**STATED EXERCISE**
Starting with the first line of the listing, quote each line exactly until and including the one with "0.0980, 0.1248, 0.1589];", leaving pictures out.

* Start DATA LINES *

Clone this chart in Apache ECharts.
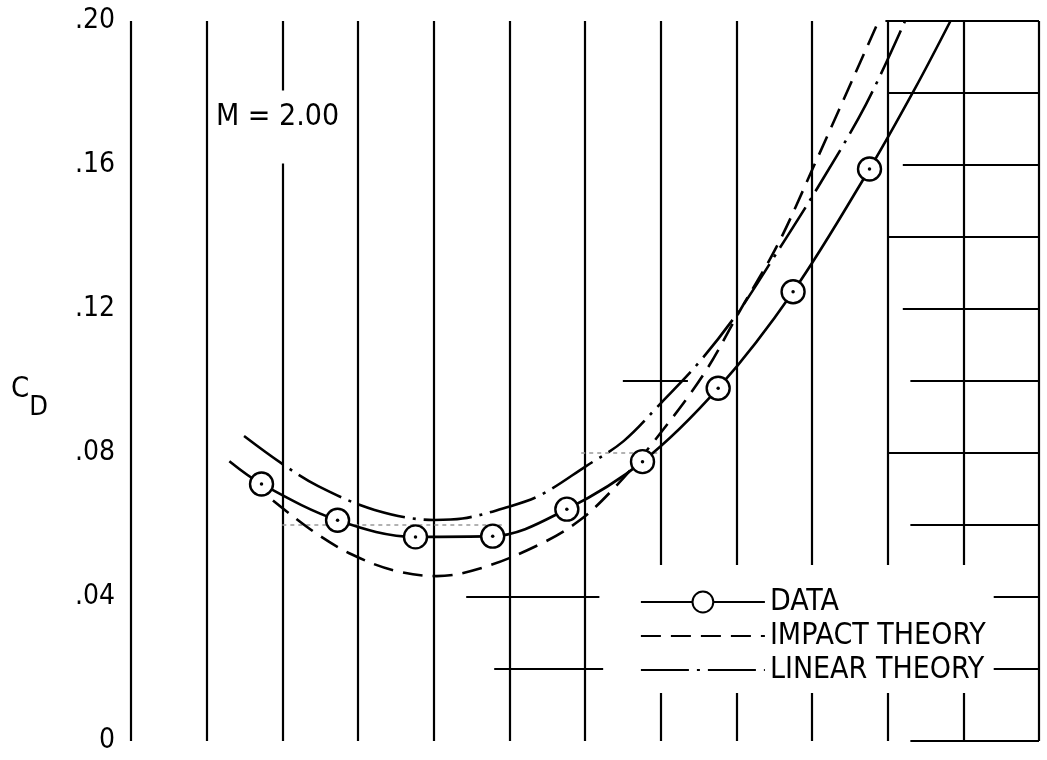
<!DOCTYPE html>
<html><head><meta charset="utf-8">
<script src="https://cdn.jsdelivr.net/npm/echarts@6/dist/echarts.min.js"></script>
<style>html,body{margin:0;padding:0;background:#fff}#c{width:1047px;height:760px}</style>
</head><body><div id="c"></div>
<script>
// ---- values ----
const dataAlpha = [1.725, 2.73, 3.76, 4.78, 5.76, 6.76, 7.76, 8.75, 9.76];
const dataCD    = [0.0714, 0.0613, 0.0567, 0.0569, 0.0644, 0.0776, 0.0980, 0.1248, 0.1589];

const fairAlpha = [1.30, 1.725, 2.73, 3.76, 4.78, 5.76, 6.76, 7.76, 8.75, 9.76, 10.36, 10.83];
const fairCD    = [0.0777, 0.0714, 0.0613, 0.0567, 0.0569, 0.0644, 0.0776, 0.0980, 0.1248, 0.1589, 0.1812, 0.200];

const impactAlpha = [1.876, 2.424, 2.921, 3.473, 4.04, 4.61, 5.37, 5.93, 6.40, 6.88, 7.56, 8.06, 8.55, 9.02, 9.88];
const impactCD    = [0.0668, 0.0580, 0.0518, 0.0474, 0.0458, 0.0479, 0.0543, 0.0613, 0.0706, 0.0824, 0.1016, 0.1200, 0.1380, 0.1595, 0.200];

const linearAlpha = [1.494, 1.99, 2.474, 3.22, 4.01, 4.38, 4.98, 5.42, 6.01, 6.51, 7.01, 7.50, 8.02, 8.47, 9.08, 9.71, 10.23];
const linearCD    = [0.0847, 0.0771, 0.0708, 0.0642, 0.0614, 0.0618, 0.0650, 0.0684, 0.0763, 0.0833, 0.0940, 0.1050, 0.1190, 0.1335, 0.1539, 0.1767, 0.200];

const yTicks      = [0, 0.04, 0.08, 0.12, 0.16, 0.20];
const yTickLabels = ['0', '.04', '.08', '.12', '.16', '.20'];
const seriesNames = ['DATA', 'IMPACT THEORY', 'LINEAR THEORY'];
const machLabel   = 'M = 2.00';

// partial graph-paper rulings: [C_D level, alpha from, alpha to]
const paperSolid = [
  [0.20, 9.97, 12], [0.18, 10.0, 12], [0.16, 10.2, 12], [0.14, 10.0, 12],
  [0.12, 10.2, 12], [0.10, 10.3, 12], [0.10, 6.5, 7.36], [0.08, 10.0, 12],
  [0.06, 10.3, 12], [0.04, 10.0, 12], [0.04, 4.43, 6.19], [0.02, 10.0, 12],
  [0.02, 4.8, 6.24], [0.00, 10.3, 12]
];
const paperFaint = [[0.08, 5.95, 7.0], [0.06, 2.0, 4.9]];

// ---- chart ----
const FONT = "'DejaVu Sans Condensed', 'Liberation Sans Narrow', 'DejaVu Sans', sans-serif";
const zip = (xs, ys) => xs.map((x, i) => [x, ys[i]]);
const segs = arr => arr.map(([v, a, b]) => ({ coords: [[a, v], [b, v]] }));
const hidden = { color: 'rgba(0,0,0,0)', borderColor: 'rgba(0,0,0,0)', borderWidth: 0, opacity: 0 };

const chart = echarts.init(document.getElementById('c'), null, { renderer: 'canvas' });
chart.setOption({
  animation: false,
  backgroundColor: '#fff',
  title: {
    text: machLabel, left: 210, top: 92, padding: [12, 6, 31, 6], backgroundColor: '#fff',
    textStyle: { fontSize: 30, lineHeight: 27, fontWeight: 'normal', color: '#000', fontFamily: FONT }
  },
  grid: { left: 131, right: 8, top: 21, bottom: 19, containLabel: false },
  xAxis: {
    type: 'value', min: 0, max: 12, interval: 1,
    axisLine: { show: false }, axisTick: { show: false }, axisLabel: { show: false },
    splitLine: { show: true, lineStyle: { color: '#000', width: 2.2 } }
  },
  yAxis: {
    type: 'value', min: 0, max: 0.2, interval: 0.04,
    axisLine: { show: false }, axisTick: { show: false },
    splitLine: { show: false },
    axisLabel: {
      margin: 16, color: '#000', fontSize: 28, fontFamily: FONT,
      formatter: v => { const i = yTicks.findIndex(t => Math.abs(t - v) < 1e-9); return i >= 0 ? yTickLabels[i] : ''; }
    },
    name: '{c|C}{d|D}', nameLocation: 'middle', nameGap: 83, nameRotate: 0,
    nameTextStyle: {
      color: '#000', fontFamily: FONT, padding: [16, 0, 0, 0],
      rich: {
        c: { fontSize: 29, color: '#000', fontFamily: FONT },
        d: { fontSize: 27, color: '#000', fontFamily: FONT, padding: [38, 0, 0, 0] }
      }
    }
  },
  legend: {
    orient: 'vertical', left: 630, top: 565, padding: [22, 8, 8, 10],
    itemGap: 4, itemWidth: 124, itemHeight: 26, backgroundColor: '#fff',
    selectedMode: false,
    lineStyle: { width: 1.8 },
    textStyle: { fontSize: 30, color: '#000', fontFamily: FONT },
    data: [
      { name: seriesNames[0] },
      { name: seriesNames[1], itemStyle: hidden },
      { name: seriesNames[2], itemStyle: hidden }
    ]
  },
  series: [
    {
      name: seriesNames[0], type: 'line', data: zip(fairAlpha, fairCD), smooth: 0.35,
      symbol: 'emptyCircle', showSymbol: false, color: '#000',
      lineStyle: { color: '#000', width: 2.6 }, z: 3, silent: true
    },
    {
      name: seriesNames[0], type: 'scatter', data: zip(dataAlpha, dataCD),
      symbol: 'circle', symbolSize: 23,
      itemStyle: { color: '#fff', borderColor: '#000', borderWidth: 2.4, opacity: 1 }, z: 5, silent: true
    },
    {
      name: seriesNames[0], type: 'scatter', data: zip(dataAlpha, dataCD),
      symbol: 'circle', symbolSize: 3.5, itemStyle: { color: '#000', opacity: 1 }, z: 6, silent: true
    },
    {
      name: seriesNames[1], type: 'line', data: zip(impactAlpha, impactCD), smooth: 0.35,
      symbol: 'none', color: '#000',
      lineStyle: { color: '#000', width: 2.6, type: [20, 10] }, z: 3, silent: true
    },
    {
      name: seriesNames[2], type: 'line', data: zip(linearAlpha, linearCD), smooth: 0.35,
      symbol: 'none', color: '#000',
      lineStyle: { color: '#000', width: 2.6, type: [48, 8, 3, 8] }, z: 3, silent: true
    },
    {
      name: 'paper', type: 'lines', coordinateSystem: 'cartesian2d', data: segs(paperSolid),
      lineStyle: { color: '#000', width: 2.2, opacity: 1 }, z: 1, silent: true
    },
    {
      name: 'paper faint', type: 'lines', coordinateSystem: 'cartesian2d', data: segs(paperFaint),
      lineStyle: { color: '#999', width: 1.5, type: [4, 4], opacity: 1 }, z: 1, silent: true
    }
  ]
});
</script></body></html>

* End DATA LINES *

**SOLUTION TO THIS PROBLEM**
Clone this chart in Apache ECharts.
<!DOCTYPE html>
<html><head><meta charset="utf-8">
<script src="https://cdn.jsdelivr.net/npm/echarts@6/dist/echarts.min.js"></script>
<style>html,body{margin:0;padding:0;background:#fff}#c{width:1047px;height:760px}</style>
</head><body><div id="c"></div>
<script>
// ---- values ----
const dataAlpha = [1.725, 2.73, 3.76, 4.78, 5.76, 6.76, 7.76, 8.75, 9.76];
const dataCD    = [0.0714, 0.0613, 0.0567, 0.0569, 0.0644, 0.0776, 0.0980, 0.1248, 0.1589];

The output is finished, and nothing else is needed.